# START OF DATA PROVIDED

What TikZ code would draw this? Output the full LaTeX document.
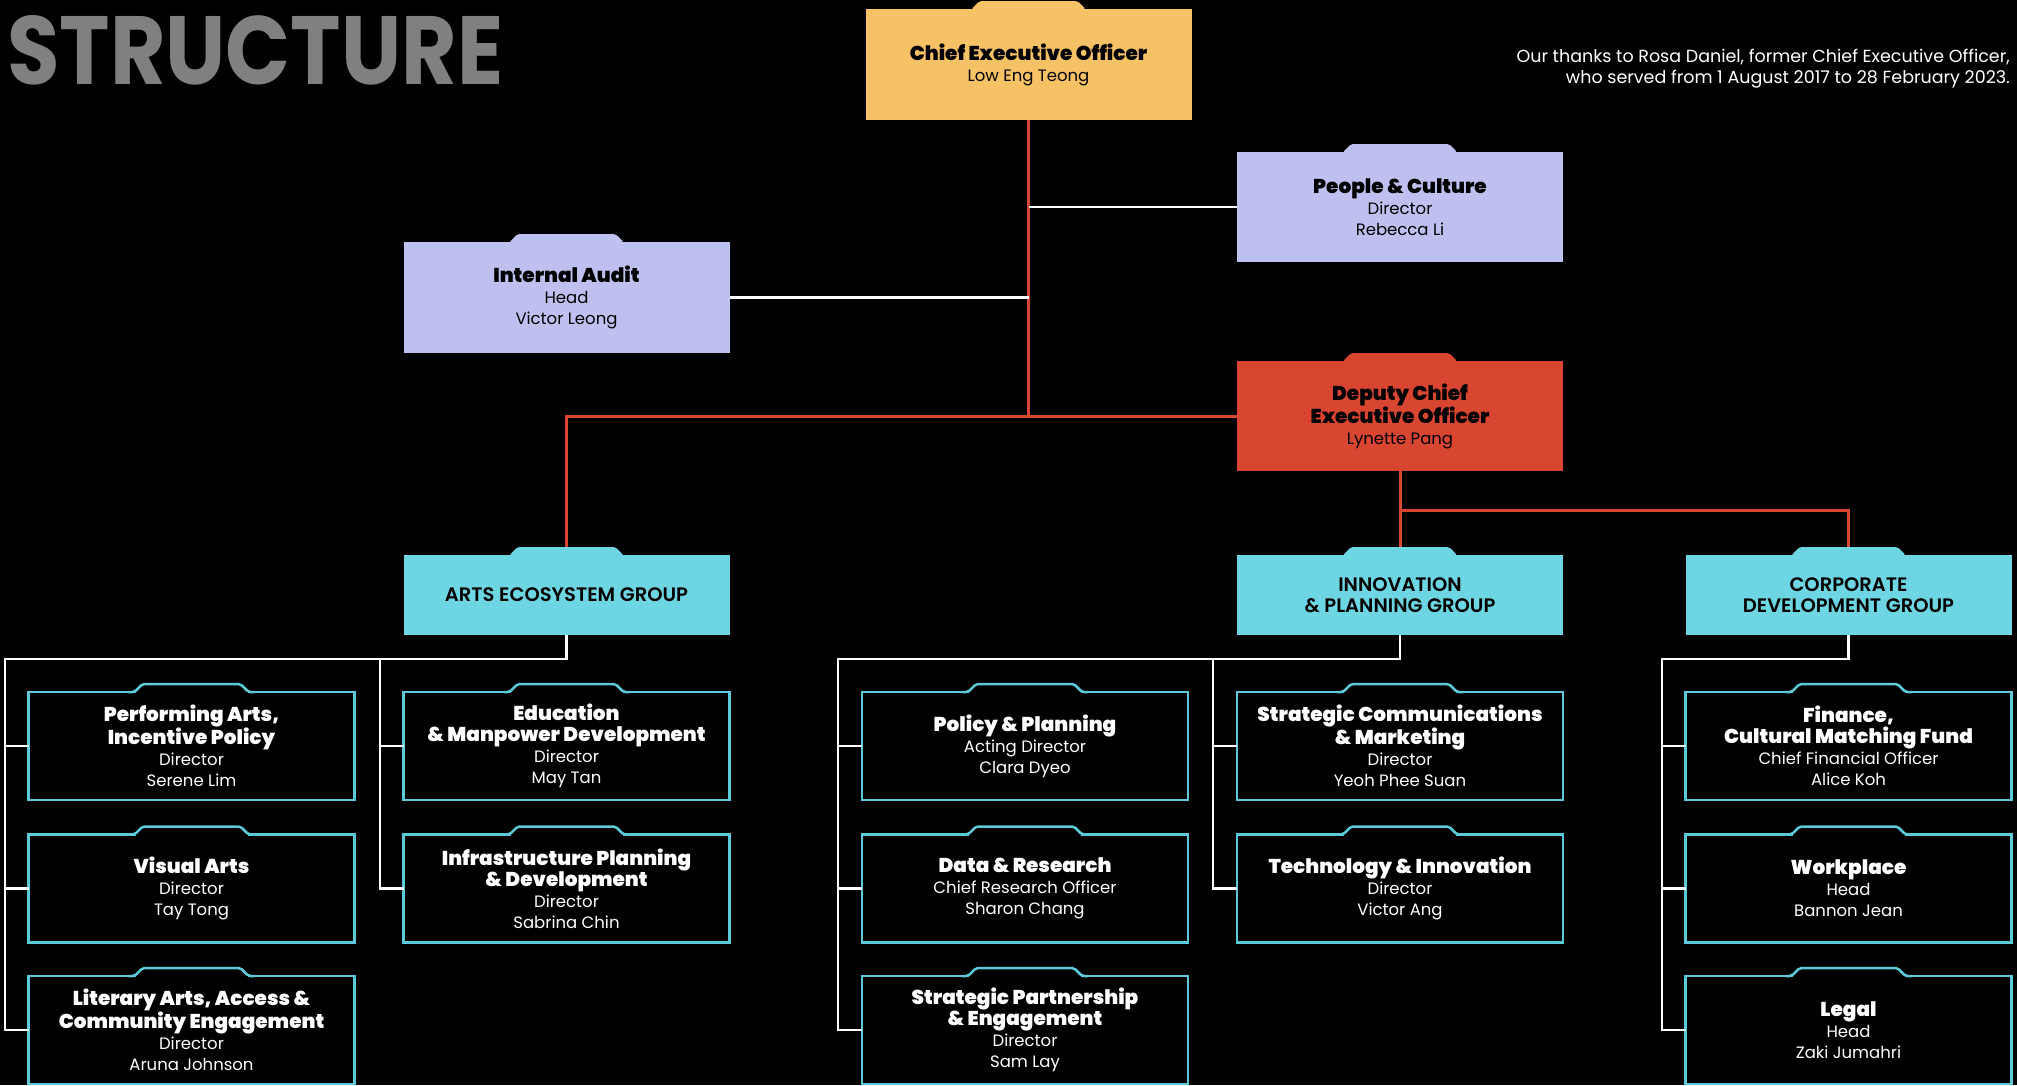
\documentclass[tikz,border=0pt]{standalone}
\usepackage{fontspec}
\setmainfont{Poppins}
\IfFontExistsTF{Poppins Black}{\newfontfamily\heavyfont{Poppins Black}}{\newcommand\heavyfont{\bfseries}}
\IfFontExistsTF{Poppins SemiBold}{\newfontfamily\semifont{Poppins SemiBold}}{\newcommand\semifont{\bfseries}}

\definecolor{ceoyellow}{HTML}{F7C165}
\definecolor{lavender}{HTML}{BEC1F0}
\definecolor{deputyred}{HTML}{D84530}
\definecolor{groupcyan}{HTML}{6DD6E2}
\definecolor{edgecyan}{HTML}{5CC9D9}
\definecolor{titlegray}{HTML}{808080}

\newcommand{\hv}{\heavyfont\fontsize{20}{21}\selectfont}
\newcommand{\rg}{\normalfont\fontsize{16.5}{21}\selectfont}

% folder tab on a filled box
\newcommand{\tabfill}[2]{%
  \fill[#1, rounded corners=2pt] ([xshift=106pt,yshift=-2pt]#2.north west) -- ([xshift=106pt]#2.north west)
    -- ([xshift=114pt,yshift=8pt]#2.north west) -- ([xshift=-114pt,yshift=8pt]#2.north east)
    -- ([xshift=-106pt]#2.north east) -- ([xshift=-106pt,yshift=-2pt]#2.north east) -- cycle;}
% folder tab on an outlined box
\newcommand{\tabline}[1]{%
  \fill[black] ([xshift=107pt,yshift=-1.3pt]#1.north west) rectangle ([xshift=-107pt,yshift=1.3pt]#1.north east);
  \draw[edgecyan, line width=2.5pt, rounded corners=2pt] ([xshift=100pt]#1.north west) -- ([xshift=106pt]#1.north west)
    -- ([xshift=114pt,yshift=8pt]#1.north west) -- ([xshift=-114pt,yshift=8pt]#1.north east)
    -- ([xshift=-106pt]#1.north east) -- ([xshift=-100pt]#1.north east);}

\tikzset{
  unit/.style={rectangle, minimum width=326pt, minimum height=110pt, inner sep=0pt, outer sep=0pt, align=center, font=\rg},
  filled/.style={unit, fill=#1, text=black},
  framed/.style={unit, minimum height=108pt, draw=edgecyan, line width=2.5pt, text=white},
  group/.style={unit, minimum height=80pt, fill=groupcyan, text=black, font=\semifont\fontsize{19.5}{21}\selectfont},
  redline/.style={draw=deputyred, line width=3pt},
  wire/.style={draw=white, line width=2.5pt},
}

\begin{document}
\begin{tikzpicture}[x=1pt, y=-1pt]
\useasboundingbox (0,0) rectangle (2017,1085);
\fill[black] (0,0) rectangle (2017,1085);

% Heading
\node[anchor=north west, inner sep=0pt, text=titlegray] (title) at (7,15)
  {\resizebox{496pt}{69pt}{\bfseries STRUCTURE}};
\node[anchor=north east, inner sep=0pt, align=right, text=white, font=\normalfont\fontsize{17.5}{21}\selectfont] (thanks) at (2010,49)
  {Our thanks to Rosa Daniel, former Chief Executive Officer,\\ who served from 1 August 2017 to 28 February 2023.};

% Top level
\node[filled=ceoyellow, minimum height=111pt] (ceo) at (1028.5,64.5) {\hv Chief Executive Officer\\ Low Eng Teong};
\node[filled=lavender] (pc) at (1400,207) {\hv People \& Culture\\ Director\\ Rebecca Li};
\node[filled=lavender, minimum height=111pt] (ia) at (566.5,297.5) {\hv Internal Audit\\ Head\\ Victor Leong};
\node[filled=deputyred] (dceo) at (1400,416) {\hv Deputy Chief\\ \hv Executive Officer\\ Lynette Pang};

% Groups
\node[group] (arts) at (566.5,595) {ARTS ECOSYSTEM GROUP};
\node[group] (innov) at (1400,595) {INNOVATION\\ \& PLANNING GROUP};
\node[group] (corp) at (1848.5,595) {CORPORATE\\ DEVELOPMENT GROUP};

% Divisions
\node[framed] (perf) at (191.5,746) {\hv Performing Arts,\\ \hv Incentive Policy\\ Director\\ Serene Lim};
\node[framed] (vis) at (191.5,888.5) {\hv Visual Arts\\ Director\\ Tay Tong};
\node[framed] (litr) at (191.5,1030) {\hv Literary Arts, Access \&\\ \hv Community Engagement\\ Director\\ Aruna Johnson};
\node[framed] (edu) at (566.5,746) {\hv Education\\ \hv \& Manpower Development\\ Director\\ May Tan};
\node[framed] (infra) at (566.5,888.5) {\hv Infrastructure Planning\\ \hv \& Development\\ Director\\ Sabrina Chin};
\node[framed] (pol) at (1025,746) {\hv Policy \& Planning\\ Acting Director\\ Clara Dyeo};
\node[framed] (data) at (1025,888.5) {\hv Data \& Research\\ Chief Research Officer\\ Sharon Chang};
\node[framed] (part) at (1025,1030) {\hv Strategic Partnership\\ \hv \& Engagement\\ Director\\ Sam Lay};
\node[framed] (comm) at (1400,746) {\hv Strategic Communications\\ \hv \& Marketing\\ Director\\ Yeoh Phee Suan};
\node[framed] (tech) at (1400,888.5) {\hv Technology \& Innovation\\ Director\\ Victor Ang};
\node[framed] (fin) at (1848.5,746) {\hv Finance,\\ \hv Cultural Matching Fund\\ Chief Financial Officer\\ Alice Koh};
\node[framed] (work) at (1848.5,888.5) {\hv Workplace\\ Head\\ Bannon Jean};
\node[framed] (legal) at (1848.5,1030) {\hv Legal\\ Head\\ Zaki Jumahri};

% Reporting lines
\draw[redline] (ceo.south) -- (ceo.south |- dceo.west);
\draw[redline] (dceo.west) -| (arts.north);
\draw[wire] (pc.west) -- (pc.west -| ceo.south);
\draw[wire] (ia.east) -- (ia.east -| ceo.south);
\draw[redline] (dceo.south) -- (innov.north);
\draw[redline] (dceo.south |- 0,510) -| (corp.north);

% Group buses
\coordinate (a1) at (5,659);
\coordinate (a2) at (380,659);
\coordinate (i1) at (838,659);
\coordinate (i2) at (1213,659);
\coordinate (c1) at (1662,659);
\draw[wire] (arts.south) |- (a1) |- (litr.west);
\draw[wire] (a2) |- (infra.west);
\draw[wire] (a1 |- perf.west) -- (perf.west);
\draw[wire] (a1 |- vis.west) -- (vis.west);
\draw[wire] (a2 |- edu.west) -- (edu.west);
\draw[wire] (innov.south) |- (i1) |- (part.west);
\draw[wire] (i2) |- (tech.west);
\draw[wire] (i1 |- pol.west) -- (pol.west);
\draw[wire] (i1 |- data.west) -- (data.west);
\draw[wire] (i2 |- comm.west) -- (comm.west);
\draw[wire] (corp.south) |- (c1) |- (legal.west);
\draw[wire] (c1 |- fin.west) -- (fin.west);
\draw[wire] (c1 |- work.west) -- (work.west);

% Tabs
\tabfill{ceoyellow}{ceo}
\tabfill{lavender}{pc}
\tabfill{lavender}{ia}
\tabfill{deputyred}{dceo}
\foreach \g in {arts,innov,corp} {\tabfill{groupcyan}{\g}}
\foreach \d in {perf,vis,litr,edu,infra,pol,data,part,comm,tech,fin,work,legal} {\tabline{\d}}
\end{tikzpicture}
\end{document}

# END OF DATA PROVIDED

EXERCISE DESCRIPTION:
Quote the data exactly, leaving every image out of the copy.

FULL RESPONSE:
What TikZ code would draw this? Output the full LaTeX document.
\documentclass[tikz,border=0pt]{standalone}
\usepackage{fontspec}
\setmainfont{Poppins}
\IfFontExistsTF{Poppins Black}{\newfontfamily\heavyfont{Poppins Black}}{\newcommand\heavyfont{\bfseries}}
\IfFontExistsTF{Poppins SemiBold}{\newfontfamily\semifont{Poppins SemiBold}}{\newcommand\semifont{\bfseries}}

\definecolor{ceoyellow}{HTML}{F7C165}
\definecolor{lavender}{HTML}{BEC1F0}
\definecolor{deputyred}{HTML}{D84530}
\definecolor{groupcyan}{HTML}{6DD6E2}
\definecolor{edgecyan}{HTML}{5CC9D9}
\definecolor{titlegray}{HTML}{808080}

\newcommand{\hv}{\heavyfont\fontsize{20}{21}\selectfont}
\newcommand{\rg}{\normalfont\fontsize{16.5}{21}\selectfont}

% folder tab on a filled box
\newcommand{\tabfill}[2]{%
  \fill[#1, rounded corners=2pt] ([xshift=106pt,yshift=-2pt]#2.north west) -- ([xshift=106pt]#2.north west)
    -- ([xshift=114pt,yshift=8pt]#2.north west) -- ([xshift=-114pt,yshift=8pt]#2.north east)
    -- ([xshift=-106pt]#2.north east) -- ([xshift=-106pt,yshift=-2pt]#2.north east) -- cycle;}
% folder tab on an outlined box
\newcommand{\tabline}[1]{%
  \fill[black] ([xshift=107pt,yshift=-1.3pt]#1.north west) rectangle ([xshift=-107pt,yshift=1.3pt]#1.north east);
  \draw[edgecyan, line width=2.5pt, rounded corners=2pt] ([xshift=100pt]#1.north west) -- ([xshift=106pt]#1.north west)
    -- ([xshift=114pt,yshift=8pt]#1.north west) -- ([xshift=-114pt,yshift=8pt]#1.north east)
    -- ([xshift=-106pt]#1.north east) -- ([xshift=-100pt]#1.north east);}

\tikzset{
  unit/.style={rectangle, minimum width=326pt, minimum height=110pt, inner sep=0pt, outer sep=0pt, align=center, font=\rg},
  filled/.style={unit, fill=#1, text=black},
  framed/.style={unit, minimum height=108pt, draw=edgecyan, line width=2.5pt, text=white},
  group/.style={unit, minimum height=80pt, fill=groupcyan, text=black, font=\semifont\fontsize{19.5}{21}\selectfont},
  redline/.style={draw=deputyred, line width=3pt},
  wire/.style={draw=white, line width=2.5pt},
}

\begin{document}
\begin{tikzpicture}[x=1pt, y=-1pt]
\useasboundingbox (0,0) rectangle (2017,1085);
\fill[black] (0,0) rectangle (2017,1085);

% Heading
\node[anchor=north west, inner sep=0pt, text=titlegray] (title) at (7,15)
  {\resizebox{496pt}{69pt}{\bfseries STRUCTURE}};
\node[anchor=north east, inner sep=0pt, align=right, text=white, font=\normalfont\fontsize{17.5}{21}\selectfont] (thanks) at (2010,49)
  {Our thanks to Rosa Daniel, former Chief Executive Officer,\\ who served from 1 August 2017 to 28 February 2023.};

% Top level
\node[filled=ceoyellow, minimum height=111pt] (ceo) at (1028.5,64.5) {\hv Chief Executive Officer\\ Low Eng Teong};
\node[filled=lavender] (pc) at (1400,207) {\hv People \& Culture\\ Director\\ Rebecca Li};
\node[filled=lavender, minimum height=111pt] (ia) at (566.5,297.5) {\hv Internal Audit\\ Head\\ Victor Leong};
\node[filled=deputyred] (dceo) at (1400,416) {\hv Deputy Chief\\ \hv Executive Officer\\ Lynette Pang};

% Groups
\node[group] (arts) at (566.5,595) {ARTS ECOSYSTEM GROUP};
\node[group] (innov) at (1400,595) {INNOVATION\\ \& PLANNING GROUP};
\node[group] (corp) at (1848.5,595) {CORPORATE\\ DEVELOPMENT GROUP};

% Divisions
\node[framed] (perf) at (191.5,746) {\hv Performing Arts,\\ \hv Incentive Policy\\ Director\\ Serene Lim};
\node[framed] (vis) at (191.5,888.5) {\hv Visual Arts\\ Director\\ Tay Tong};
\node[framed] (litr) at (191.5,1030) {\hv Literary Arts, Access \&\\ \hv Community Engagement\\ Director\\ Aruna Johnson};
\node[framed] (edu) at (566.5,746) {\hv Education\\ \hv \& Manpower Development\\ Director\\ May Tan};
\node[framed] (infra) at (566.5,888.5) {\hv Infrastructure Planning\\ \hv \& Development\\ Director\\ Sabrina Chin};
\node[framed] (pol) at (1025,746) {\hv Policy \& Planning\\ Acting Director\\ Clara Dyeo};
\node[framed] (data) at (1025,888.5) {\hv Data \& Research\\ Chief Research Officer\\ Sharon Chang};
\node[framed] (part) at (1025,1030) {\hv Strategic Partnership\\ \hv \& Engagement\\ Director\\ Sam Lay};
\node[framed] (comm) at (1400,746) {\hv Strategic Communications\\ \hv \& Marketing\\ Director\\ Yeoh Phee Suan};
\node[framed] (tech) at (1400,888.5) {\hv Technology \& Innovation\\ Director\\ Victor Ang};
\node[framed] (fin) at (1848.5,746) {\hv Finance,\\ \hv Cultural Matching Fund\\ Chief Financial Officer\\ Alice Koh};
\node[framed] (work) at (1848.5,888.5) {\hv Workplace\\ Head\\ Bannon Jean};
\node[framed] (legal) at (1848.5,1030) {\hv Legal\\ Head\\ Zaki Jumahri};

% Reporting lines
\draw[redline] (ceo.south) -- (ceo.south |- dceo.west);
\draw[redline] (dceo.west) -| (arts.north);
\draw[wire] (pc.west) -- (pc.west -| ceo.south);
\draw[wire] (ia.east) -- (ia.east -| ceo.south);
\draw[redline] (dceo.south) -- (innov.north);
\draw[redline] (dceo.south |- 0,510) -| (corp.north);

% Group buses
\coordinate (a1) at (5,659);
\coordinate (a2) at (380,659);
\coordinate (i1) at (838,659);
\coordinate (i2) at (1213,659);
\coordinate (c1) at (1662,659);
\draw[wire] (arts.south) |- (a1) |- (litr.west);
\draw[wire] (a2) |- (infra.west);
\draw[wire] (a1 |- perf.west) -- (perf.west);
\draw[wire] (a1 |- vis.west) -- (vis.west);
\draw[wire] (a2 |- edu.west) -- (edu.west);
\draw[wire] (innov.south) |- (i1) |- (part.west);
\draw[wire] (i2) |- (tech.west);
\draw[wire] (i1 |- pol.west) -- (pol.west);
\draw[wire] (i1 |- data.west) -- (data.west);
\draw[wire] (i2 |- comm.west) -- (comm.west);
\draw[wire] (corp.south) |- (c1) |- (legal.west);
\draw[wire] (c1 |- fin.west) -- (fin.west);
\draw[wire] (c1 |- work.west) -- (work.west);

% Tabs
\tabfill{ceoyellow}{ceo}
\tabfill{lavender}{pc}
\tabfill{lavender}{ia}
\tabfill{deputyred}{dceo}
\foreach \g in {arts,innov,corp} {\tabfill{groupcyan}{\g}}
\foreach \d in {perf,vis,litr,edu,infra,pol,data,part,comm,tech,fin,work,legal} {\tabline{\d}}
\end{tikzpicture}
\end{document}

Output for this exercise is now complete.